Two parties for Poetry Monday

Sharon OldsLisa Alvarez, whose blog The Mark on the Wall often features interesting poems as well as literary events in Orange County, mentioned on Facebook that it was her son’s 11th birthday. Thinking about children’s parties reminded me of two poems by Sharon Olds, who recently won the Pulitzer Prize.  These two are from her second book, The Dead and the Living:

Rite of Passage

As the guests arrive at my son’s party
they gather in the living room–
short men, men in first grade
with smooth jaws and chins.
Hands in pockets, they stand around
jostling, jockeying for place, small fights
breaking out and calming. One says to another
How old are you? Six. I’m seven. So?
They eye each other, seeing themselves
tiny in the other’s pupils. They clear their throats
a lot, a room of small bankers,
they fold their arms and frown. I could beat you
up,
a seven says to a six,
the dark cake, round and heavy as a
turret, behind them on the table. My son,
freckles like specks of nutmeg on his cheeks,
chest narrow as the balsa keel of a
model boat, long hands
cool and thin as the day they guided him
out of me, speaks up as a host
for the sake of the group.
We could easily kill a two-year-old,
he says in his clear voice.

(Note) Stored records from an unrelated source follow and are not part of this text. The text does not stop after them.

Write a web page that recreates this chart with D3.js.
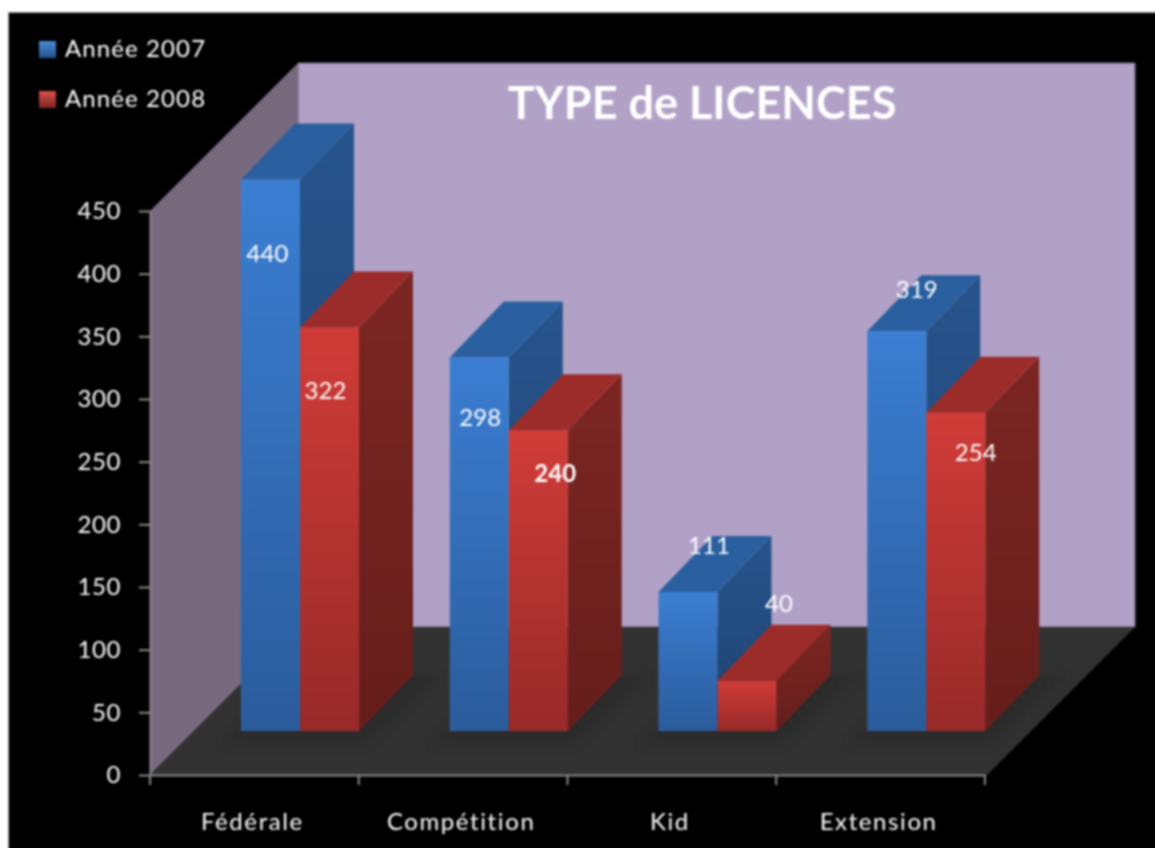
<!DOCTYPE html>
<html>
<head>
<meta charset="UTF-8">
<title>TYPE de LICENCES</title>
<script type="text/javascript" src="https://cdn.jsdelivr.net/npm/d3@7/dist/d3.min.js"></script>
<style>
html, body { margin: 0; padding: 0; background: #fff; overflow: hidden; }
svg { display: block; }
text { font-family: Lato, "Open Sans", sans-serif; fill: #fff; }
</style>
</head>
<body>
<script type="text/javascript">
// data
var categories = ["Fédérale", "Compétition", "Kid", "Extension"];
var seriesNames = ["Année 2007", "Année 2008"];
var values2007 = [440, 298, 111, 319];
var values2008 = [322, 240, 40, 254];
var yTicks = [0, 50, 100, 150, 200, 250, 300, 350, 400, 450];
var chartTitle = "TYPE de LICENCES";

// label offsets from the top centre of each bar, they were placed by hand in the original
var labelNudge2007 = [[-3, 74], [1, 60], [21, -46], [20, -41]];
var labelNudge2008 = [[-4, 64], [17, 44], [32, -77], [20, 40]];

var width = 1155, height = 848;
var bleed = 20;        // svg is bigger than the window so the blur does not fade at the edges
var depthWall = 148;   // depth of the box
var floorLift = 44;    // front of the bars above the front of the floor
var barDx = 54, barDy = 56;

var svg = d3.select("body").append("svg")
	.attr("width", width + bleed)
	.attr("height", height + bleed)
	.style("filter", "blur(0.8px)");

var defs = svg.append("defs");
function gradient(id, top, bottom) {
	var g = defs.append("linearGradient").attr("id", id)
		.attr("x1", 0).attr("y1", 0).attr("x2", 0).attr("y2", 1);
	g.append("stop").attr("offset", "0%").attr("stop-color", top);
	g.append("stop").attr("offset", "100%").attr("stop-color", bottom);
}
gradient("front0", "#3b7ed2", "#2b5c9c");
gradient("front1", "#d03c38", "#982a29");
gradient("side0", "#27548c", "#1e4272");
gradient("side1", "#7c2622", "#661e1b");
gradient("swatch0", "#4a8bd6", "#24508a");
gradient("swatch1", "#d9504c", "#7e2422");
defs.append("filter").attr("id", "soft")
	.attr("x", "-20%").attr("y", "-20%").attr("width", "140%").attr("height", "140%")
	.append("feGaussianBlur").attr("stdDeviation", 6);

var yScale = d3.scaleLinear().domain([0, 450]).range([775, 211]);
var xScale = d3.scaleBand().domain(categories).range([150, 985]);
var seriesScale = d3.scaleBand().domain([0, 1]).range([91, 209]);

var colors = {
	side: ["url(#side0)", "url(#side1)"],
	front: ["url(#front0)", "url(#front1)"],
	top: ["#2a5f9f", "#9c2c2a"],
	swatch: ["url(#swatch0)", "url(#swatch1)"]
};

function pts(list) {
	return list.map(function(p) { return p.join(","); }).join(" ");
}

// background
svg.append("rect").attr("width", width + bleed).attr("height", height + bleed).attr("fill", "#fff");
svg.append("rect").attr("x", 8.5).attr("y", 12.5).attr("width", width + bleed).attr("height", height + bleed)
	.attr("fill", "#000").attr("stroke", "#999").attr("stroke-width", 1);

// box: back wall, side wall, floor
var x0 = xScale.range()[0], x1 = xScale.range()[1] + 2;
var y0 = yScale(0), yTop = yScale(450);
svg.append("polygon")
	.attr("points", pts([[x0 + depthWall, yTop - depthWall], [x1 + depthWall, yTop - depthWall], [x1 + depthWall, y0 - depthWall], [x0 + depthWall, y0 - depthWall]]))
	.attr("fill", "#b1a1c7").attr("stroke", "#6f6480").attr("stroke-width", 1);
svg.append("polygon")
	.attr("points", pts([[x0, yTop], [x0 + depthWall, yTop - depthWall], [x0 + depthWall, y0 - depthWall], [x0, y0]]))
	.attr("fill", "#78697f");
svg.append("polygon")
	.attr("points", pts([[x0, y0], [x0 + depthWall, y0 - depthWall], [x1 + depthWall, y0 - depthWall], [x1, y0]]))
	.attr("fill", "#323232");

// title
svg.append("text")
	.attr("x", 702).attr("y", 119)
	.attr("text-anchor", "middle")
	.style("font-size", "45px").style("font-weight", 700)
	.text(chartTitle);

// shadows on the floor
var baseY = yScale(0) - floorLift;
svg.append("g").selectAll("polygon")
	.data(categories)
	.enter().append("polygon")
	.attr("points", function(d) {
		var l = xScale(d) + seriesScale(0) - 20, r = xScale(d) + seriesScale(1) + seriesScale.bandwidth();
		return pts([[l, baseY + 13], [l + barDx + 20, baseY - barDy], [r + barDx + 28, baseY - barDy], [r + 6, baseY + 13]]);
	})
	.attr("fill", "#2a2a2a")
	.attr("filter", "url(#soft)");

// bars
var bars = [];
categories.forEach(function(c, i) {
	bars.push({ cat: c, s: 0, val: values2007[i], nudge: labelNudge2007[i] });
	bars.push({ cat: c, s: 1, val: values2008[i], nudge: labelNudge2008[i] });
});
function barY(d) { return baseY - (yScale(0) - yScale(d.val)); }
function barL(d) { return xScale(d.cat) + seriesScale(d.s); }
var bw = seriesScale.bandwidth();

var barG = svg.append("g").selectAll("g").data(bars).enter().append("g");
barG.append("polygon")
	.attr("points", function(d) {
		var r = barL(d) + bw, t = barY(d);
		return pts([[r, t], [r + barDx, t - barDy], [r + barDx, baseY - barDy], [r, baseY]]);
	})
	.attr("fill", function(d) { return colors.side[d.s]; });
barG.append("polygon")
	.attr("points", function(d) {
		var l = barL(d), t = barY(d);
		return pts([[l, t], [l + barDx, t - barDy], [l + bw + barDx, t - barDy], [l + bw, t]]);
	})
	.attr("fill", function(d) { return colors.top[d.s]; });
barG.append("rect")
	.attr("x", barL)
	.attr("y", barY)
	.attr("width", bw)
	.attr("height", function(d) { return baseY - barY(d); })
	.attr("fill", function(d) { return colors.front[d.s]; });

// value labels
svg.append("g").selectAll("text")
	.data(bars)
	.enter().append("text")
	.attr("x", function(d) { return barL(d) + bw / 2 + d.nudge[0]; })
	.attr("y", function(d) { return barY(d) + d.nudge[1] + 8; })
	.attr("text-anchor", "middle")
	.style("font-size", "24px")
	.style("font-weight", function(d) { return d.val === 240 ? 700 : 400; })
	.text(function(d) { return d.val; });

// axes
var yAxis = svg.append("g")
	.attr("transform", "translate(" + x0 + ",0)")
	.call(d3.axisLeft(yScale).tickValues(yTicks).tickSize(11).tickPadding(18).tickSizeOuter(0));
yAxis.selectAll("text").style("font-size", "24px").style("letter-spacing", "0.6px").attr("fill", "#fff");

var xAxis = svg.append("g")
	.attr("transform", "translate(-2," + y0 + ")")
	.call(d3.axisBottom(xScale).tickSize(0).tickPadding(38));
xAxis.selectAll("text").style("font-size", "24px").style("letter-spacing", "1.6px").attr("fill", "#fff");
xAxis.select(".domain").attr("transform", "translate(2,0)");

// ticks of the x axis sit between the categories
xAxis.selectAll(".boundary")
	.data(xScale.domain().map(xScale).concat([xScale.range()[1]]))
	.enter().append("line")
	.attr("class", "boundary")
	.attr("x1", function(d) { return d + 2; }).attr("x2", function(d) { return d + 2; })
	.attr("y1", 0).attr("y2", 10);

svg.selectAll(".domain, .tick line, .boundary")
	.attr("stroke", "#8a8a8a").attr("stroke-width", 2);

// legend
var legend = svg.append("g").selectAll("g")
	.data(seriesNames)
	.enter().append("g")
	.attr("transform", function(d, i) { return "translate(39," + (41 + i * 50) + ")"; });
legend.append("rect")
	.attr("width", 17).attr("height", 17)
	.attr("fill", function(d, i) { return colors.swatch[i]; });
legend.append("text")
	.attr("x", 26).attr("y", 16)
	.style("font-size", "24px")
	.style("letter-spacing", "1.1px")
	.text(function(d) { return d; });
</script>
</body>
</html>
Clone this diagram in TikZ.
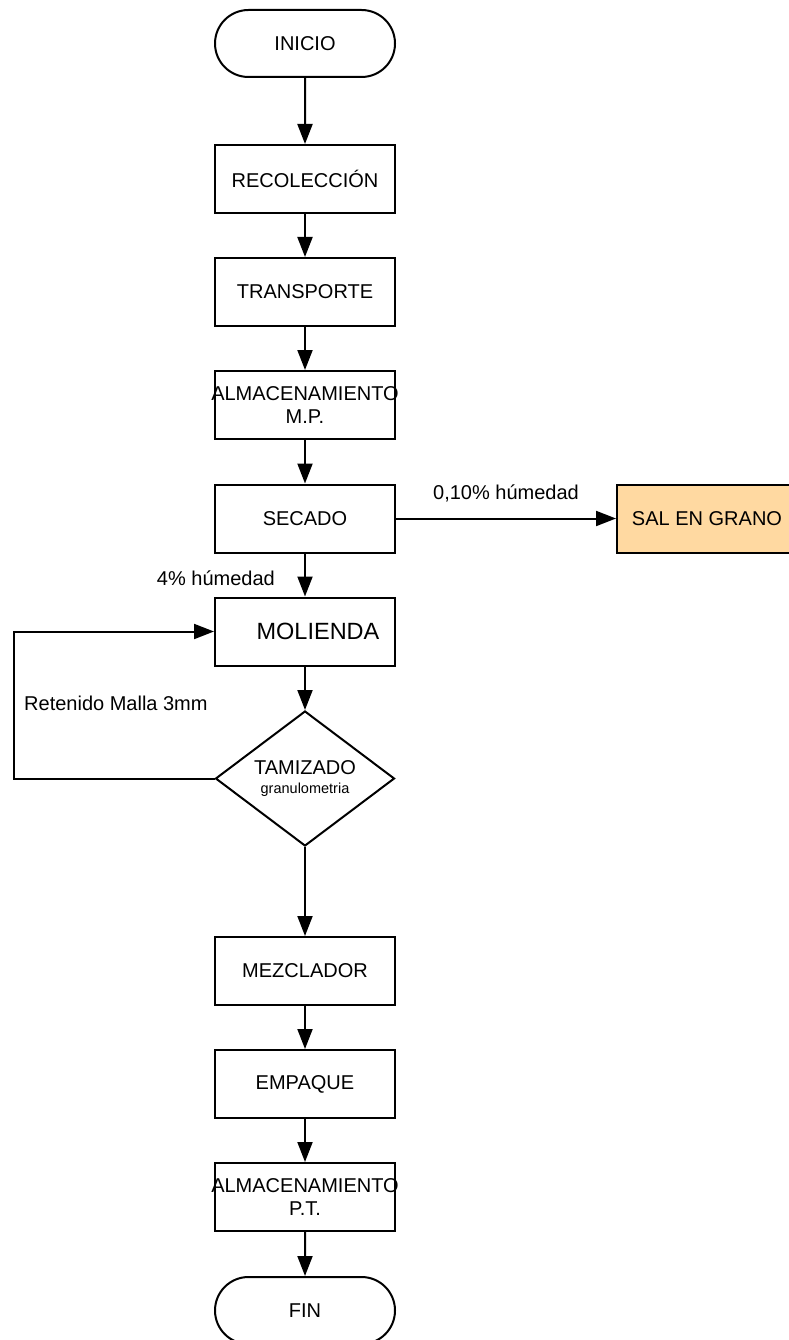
\documentclass[tikz,border=0pt]{standalone}
\usepackage{fontspec}
\setmainfont{Liberation Sans}
\usetikzlibrary{shapes.geometric,shapes.misc,arrows.meta}
\definecolor{salfill}{HTML}{FFD9A1}
\begin{document}
\begin{tikzpicture}[x=1pt,y=-1pt,
  every node/.style={font=\fontsize{20}{23}\selectfont, inner sep=0pt},
  box/.style={draw, line width=2pt, rectangle, minimum width=180pt, minimum height=68pt, align=center},
  term/.style={draw, line width=2pt, rounded rectangle, minimum width=180pt, minimum height=67pt},
  decis/.style={draw, line width=2pt, diamond, aspect=1.33, minimum width=179pt, minimum height=135pt, align=center},
  flow/.style={line width=2pt, -{Triangle[length=20pt,width=15pt]}},
  lbl/.style={font=\fontsize{20}{23}\selectfont}]
\useasboundingbox (0,0) rectangle (789,1340);
\node[term] (ini) at (305,43.5) {INICIO};
\node[box] (rec) at (305,179) {RECOLECCIÓN};
\node[box] (tra) at (305,292) {TRANSPORTE};
\node[box] (amp) at (305,405) {\makebox[0pt]{ALMACENAMIENTO}\\M.P.};
\node[box] (sec) at (305,518.5) {SECADO};
\node[box, fill=salfill] (sal) at (707,518.5) {\makebox[0pt]{SAL EN GRANO}};
\node[box, font=\fontsize{23.5}{27}\selectfont] (mol) at (305,631.5) {\hspace*{26pt}MOLIENDA};
\node[decis] (tam) at (305,778.5) {TAMIZADO\\[-4pt]{\fontsize{14.5}{17}\selectfont granulometria}};
\node[box] (mez) at (305,971) {MEZCLADOR};
\node[box] (emp) at (305,1084) {EMPAQUE};
\node[box] (apt) at (305,1197) {\makebox[0pt]{ALMACENAMIENTO}\\P.T.};
\node[term] (fin) at (305,1310.5) {FIN};
\coordinate (lp) at (14,778.5);
\draw[flow] (ini) -- (rec);
\draw[flow] (rec) -- (tra);
\draw[flow] (tra) -- (amp);
\draw[flow] (amp) -- (sec);
\draw[flow] (sec) -- (sal);
\draw[flow] (sec) -- (mol);
\draw[flow] (mol) -- (tam);
\draw[flow] (tam.west) -- (lp) |- (mol.west);
\draw[flow] (tam.south) -- (mez.north);
\draw[flow] (mez) -- (emp);
\draw[flow] (emp) -- (apt);
\draw[flow] (apt) -- (fin);
\node[lbl] (l1) at (506,493) {0,10\% húmedad};
\node[lbl, anchor=east] (l2) at (275,578) {4\% húmedad};
\node[lbl, anchor=west] (l3) at (24,703) {Retenido Malla 3mm};
\end{tikzpicture}
\end{document}
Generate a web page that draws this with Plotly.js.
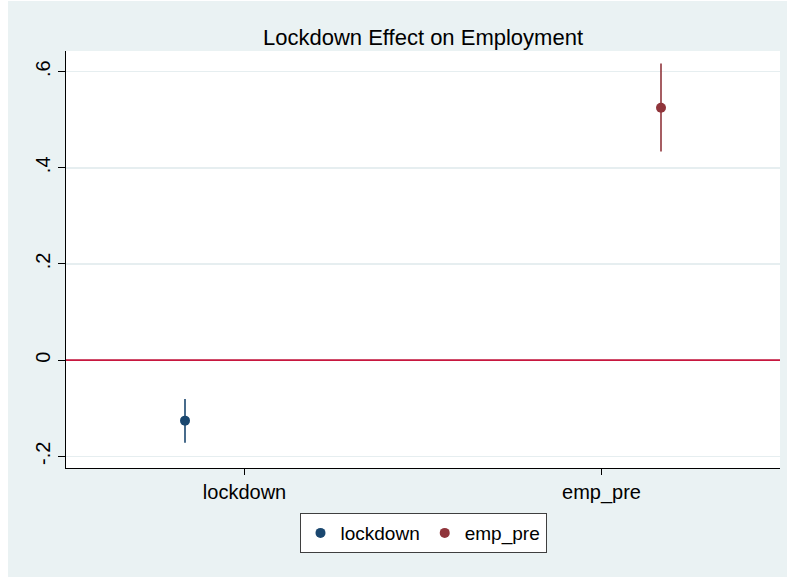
<!DOCTYPE html>
<html>
<head>
<meta charset="utf-8">
<script src="https://cdn.plot.ly/plotly-3.0.1.min.js"></script>
<style>
  html, body { margin: 0; padding: 0; background: #ffffff; }
  #chart { width: 787px; height: 577px; }
</style>
</head>
<body>
<div id="chart"></div>
<script>
// Coefficient estimates with 95% confidence intervals
const categories = ['lockdown', 'emp_pre'];
const seriesNames = ['lockdown', 'emp_pre'];
const coef = [-0.126, 0.525];
const ciLow = [-0.172, 0.434];
const ciHigh = [-0.081, 0.617];
const yTickVals = [-0.2, 0, 0.2, 0.4, 0.6];
const yTickText = ['-.2', '0', '.2', '.4', '.6'];

const colors = ['#1A476F', '#90353B'];
const FONT = 'Liberation Sans, Arial, Helvetica, sans-serif';
const xRange = [0.5, 2.5];

// each series sits beside its category, shifted left or right
const nSeries = seriesNames.length;
const traces = seriesNames.map((name, s) => {
  const shift = (s - (nSeries - 1) / 2) / 3;
  return {
    type: 'scatter',
    mode: 'markers',
    name: name,
    x: [s + 1 + shift],
    y: [coef[s]],
    marker: { color: colors[s], size: 10 },
    error_y: {
      type: 'data',
      symmetric: false,
      array: [ciHigh[s] - coef[s]],
      arrayminus: [coef[s] - ciLow[s]],
      color: colors[s],
      thickness: 1.6,
      width: 0
    },
    hoverinfo: 'x+y'
  };
});

const layout = {
  width: 787,
  height: 577,
  margin: { l: 66, r: 7, t: 51, b: 109 },
  paper_bgcolor: '#ffffff',
  plot_bgcolor: 'rgba(0,0,0,0)',
  font: { family: FONT, color: '#000000', size: 20 },
  title: {
    text: 'Lockdown Effect on Employment',
    font: { family: FONT, size: 22, color: '#000000' },
    x: 0.5, xref: 'paper', xanchor: 'center',
    y: 1 - 37 / 577, yref: 'container', yanchor: 'middle'
  },
  xaxis: {
    range: xRange,
    tickmode: 'array',
    tickvals: categories.map((c, i) => i + 1),
    ticktext: categories,
    ticks: 'outside', ticklen: 6, tickwidth: 1, tickcolor: '#000000',
    showgrid: false, zeroline: false,
    showline: true, linecolor: '#000000', linewidth: 1.3,
    tickfont: { family: FONT, size: 20, color: '#000000' }
  },
  yaxis: {
    range: [-0.2245, 0.643],
    tickmode: 'array',
    tickvals: yTickVals,
    ticktext: yTickText,
    tickangle: -90,
    ticks: 'outside', ticklen: 7, tickwidth: 1, tickcolor: '#000000',
    showgrid: true, gridcolor: '#E6EEF0', gridwidth: 1.4,
    zeroline: false,
    showline: true, linecolor: '#000000', linewidth: 1.3,
    tickfont: { family: FONT, size: 20, color: '#000000' }
  },
  shapes: [
    // outer graph region
    { type: 'rect', xref: 'paper', yref: 'paper', layer: 'below',
      x0: -58 / 714, x1: 721 / 714, y0: -109 / 417, y1: 467 / 417,
      fillcolor: '#EAF2F3', line: { width: 0 } },
    // plot region
    { type: 'rect', xref: 'paper', yref: 'paper', layer: 'below',
      x0: 0, x1: 1, y0: 0, y1: 1,
      fillcolor: '#ffffff', line: { width: 0 } },
    // reference line at zero, drawn over the gridlines but under the markers
    { type: 'line', xref: 'x', yref: 'y', layer: 'between',
      x0: xRange[0], x1: xRange[1], y0: 0, y1: 0,
      line: { color: '#C8173F', width: 1.6 } }
  ],
  showlegend: true,
  legend: {
    orientation: 'h',
    x: 0.5, xanchor: 'center',
    y: -0.108, yanchor: 'top',
    bgcolor: '#ffffff',
    bordercolor: '#3F3F3F', borderwidth: 1,
    font: { family: FONT, size: 19, color: '#000000' },
    itemwidth: 30
  }
};

Plotly.newPlot('chart', traces, layout, { displayModeBar: false, staticPlot: true });
</script>
</body>
</html>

The other
men agree, they clear their throats
like Generals, they relax and get down to
playing war, celebrating my son’s life.

*             *              *              *

The One Girl at the Boys’ Party

When I take my girl to the swimming party
I set her down among the boys. They tower and
bristle, she stands there smooth and sleek,
her math scores unfolding in the air around her.
They will strip to their suits, her body hard and
indivisible as a prime number,
they’ll plunge in the deep end, she’ll subtract
her height from ten feet, divide it into
hundreds of gallons of water, the numbers
bouncing in her mind like molecules of chlorine
in the bright blue pool. When they climb out,
her ponytail will hang its pencil lead
down her back, her narrow silk suit
with hamburgers and french fries printed on it
will glisten in the brilliant air, and they will
see her sweet face, solemn and
sealed, a factor of one, and she will
see their eyes, two each,
their legs, two each, and the curves of their sexes,
one each, and in her head she’ll be doing her
wild multiplying, as the drops
sparkle and fall to the power of a thousand from her body.

Sharon Olds

2 thoughts on “Two parties for Poetry Monday

  1. The poem about the boys is chilling and humorous at the same time. So wonderful and complex… thanks for sharing.